begin
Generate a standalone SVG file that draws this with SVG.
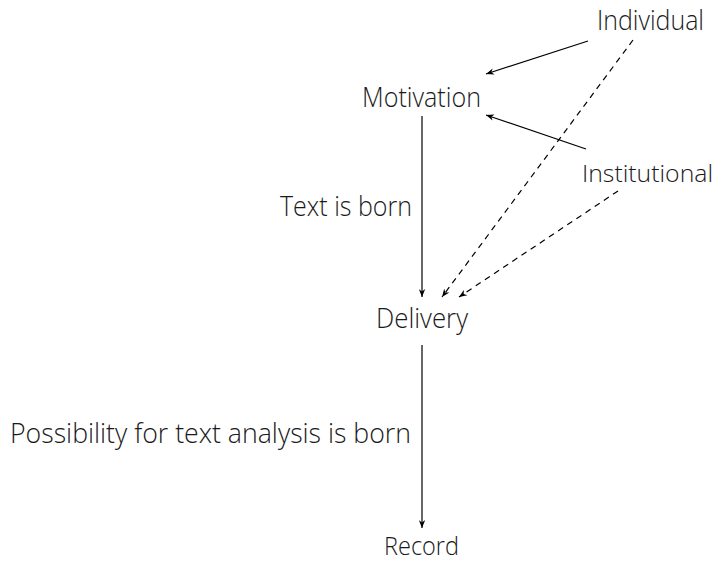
<svg xmlns="http://www.w3.org/2000/svg" width="719" height="562" viewBox="0 0 719 562">
<style>
text{font-family:"Open Sans","Noto Sans",sans-serif;font-size:27px;fill:#1a1a1a;font-weight:300}
.c{fill:none;stroke:#000;stroke-width:1.2}
.d{stroke-dasharray:6,5}
</style>
<defs>
<marker id="ah" viewBox="0 0 10 8" refX="10" refY="4" markerWidth="8" markerHeight="7" markerUnits="userSpaceOnUse" orient="auto">
<path d="M0,0 L10,4 L0,8 L3,4 z" fill="#000"/>
</marker>
</defs>
<rect width="719" height="562" fill="#fff"/>
<g id="connectors">
<line class="c" x1="588" y1="41" x2="486" y2="74" marker-end="url(#ah)"/>
<line class="c" x1="586" y1="149" x2="486" y2="115" marker-end="url(#ah)"/>
<line class="c" x1="422" y1="116" x2="422" y2="297" marker-end="url(#ah)"/>
<line class="c d" x1="633" y1="40" x2="442" y2="297" marker-end="url(#ah)"/>
<line class="c d" x1="618" y1="191" x2="459" y2="297" marker-end="url(#ah)"/>
<line class="c" x1="422" y1="345" x2="422" y2="528" marker-end="url(#ah)"/>
</g>
<g id="labels">
<text x="280" y="216" textLength="132" lengthAdjust="spacingAndGlyphs">Text is born</text>
<text x="10" y="443" textLength="401" lengthAdjust="spacingAndGlyphs">Possibility for text analysis is born</text>
</g>
<g id="individual"><text x="597" y="30" textLength="107" lengthAdjust="spacingAndGlyphs">Individual</text></g>
<g id="motivation"><text x="362" y="107" textLength="119" lengthAdjust="spacingAndGlyphs">Motivation</text></g>
<g id="institutional"><text x="582" y="182" style="font-size:24px" textLength="131" lengthAdjust="spacingAndGlyphs">Institutional</text></g>
<g id="delivery"><text x="376" y="328" textLength="92" lengthAdjust="spacingAndGlyphs">Delivery</text></g>
<g id="record"><text x="384" y="555" style="font-size:25px" textLength="75" lengthAdjust="spacingAndGlyphs">Record</text></g>
</svg>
end
#### SHORT TASK:
The data above should be repeated exactly, minus any pictures.

#### EXERCISE RESPONSE:
Generate a standalone SVG file that draws this with SVG.
<svg xmlns="http://www.w3.org/2000/svg" width="719" height="562" viewBox="0 0 719 562">
<style>
text{font-family:"Open Sans","Noto Sans",sans-serif;font-size:27px;fill:#1a1a1a;font-weight:300}
.c{fill:none;stroke:#000;stroke-width:1.2}
.d{stroke-dasharray:6,5}
</style>
<defs>
<marker id="ah" viewBox="0 0 10 8" refX="10" refY="4" markerWidth="8" markerHeight="7" markerUnits="userSpaceOnUse" orient="auto">
<path d="M0,0 L10,4 L0,8 L3,4 z" fill="#000"/>
</marker>
</defs>
<rect width="719" height="562" fill="#fff"/>
<g id="connectors">
<line class="c" x1="588" y1="41" x2="486" y2="74" marker-end="url(#ah)"/>
<line class="c" x1="586" y1="149" x2="486" y2="115" marker-end="url(#ah)"/>
<line class="c" x1="422" y1="116" x2="422" y2="297" marker-end="url(#ah)"/>
<line class="c d" x1="633" y1="40" x2="442" y2="297" marker-end="url(#ah)"/>
<line class="c d" x1="618" y1="191" x2="459" y2="297" marker-end="url(#ah)"/>
<line class="c" x1="422" y1="345" x2="422" y2="528" marker-end="url(#ah)"/>
</g>
<g id="labels">
<text x="280" y="216" textLength="132" lengthAdjust="spacingAndGlyphs">Text is born</text>
<text x="10" y="443" textLength="401" lengthAdjust="spacingAndGlyphs">Possibility for text analysis is born</text>
</g>
<g id="individual"><text x="597" y="30" textLength="107" lengthAdjust="spacingAndGlyphs">Individual</text></g>
<g id="motivation"><text x="362" y="107" textLength="119" lengthAdjust="spacingAndGlyphs">Motivation</text></g>
<g id="institutional"><text x="582" y="182" style="font-size:24px" textLength="131" lengthAdjust="spacingAndGlyphs">Institutional</text></g>
<g id="delivery"><text x="376" y="328" textLength="92" lengthAdjust="spacingAndGlyphs">Delivery</text></g>
<g id="record"><text x="384" y="555" style="font-size:25px" textLength="75" lengthAdjust="spacingAndGlyphs">Record</text></g>
</svg>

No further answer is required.